A série “Jesus, que Absurdo”, de Joel Mozart, lançada em 2017, nasceu de uma inquietação do curitibano diante de posicionamentos do ambiente evangélico naquele momento. “Sempre tive uma visão de Jesus como um pacifista e, de repente, vi pessoas queridas tentando colar nele a imagem de uma pessoa violenta.”
Em 15 histórias em quadrinhos, Mozart ilustrou desde o momento da anunciação do anjo Gabriel para Maria até a ressurreição. Ele enfatiza o diálogo do líder religioso com os apóstolos, principalmente sua mansidão e a mensagem centrada no amor.
O curitibano Giovanni Stoco, que produz artes para o Ministérios Pão Diário, editora de livros devocionais e reflexões bíblicas, também publica desenhos tentando equilibrar o lado amigável e o caráter sério das mensagens.

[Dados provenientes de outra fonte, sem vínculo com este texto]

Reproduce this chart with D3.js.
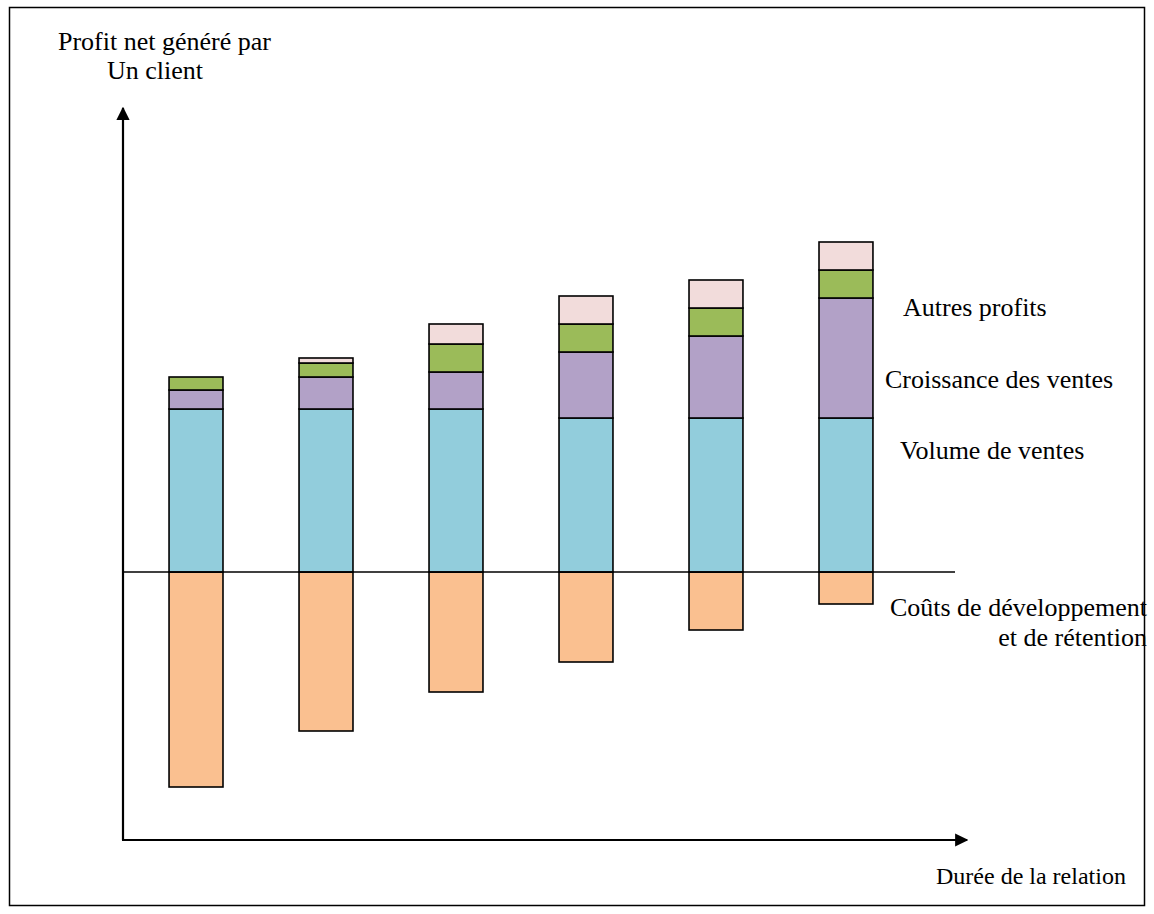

“Não gosto quando as pessoas falam de Jesus como ‘good vibes’ e atribuem a ele um discurso inconsequente, como se ele fosse bobão”, afirma. “A ideia é trazer a forma amorosa, mas também o lado soberano dele”, diz Stoco.
No caso de Augusto Marques, do PictoBíblia, de Porto Alegre, seu objetivo é tornar o evangelho acessível. Com seguidores de diferentes estados e denominações, ele afirma que houve uma criação de um senso de comunidade virtual. “Isso leva a debates teológicos nos comentários das postagens, e percebo que muitas pessoas, até mesmo eu, aprendem umas com as outras.”
Segundo Mozart, a produtividade de ilustradores cristãos com abordagens que vão do humor a mensagens de confronto ajudam a disseminar a mensagem bíblica. “Diversidade cultural é o que eu vejo de mais precioso quando eu imagino o que é o reino de Deus.”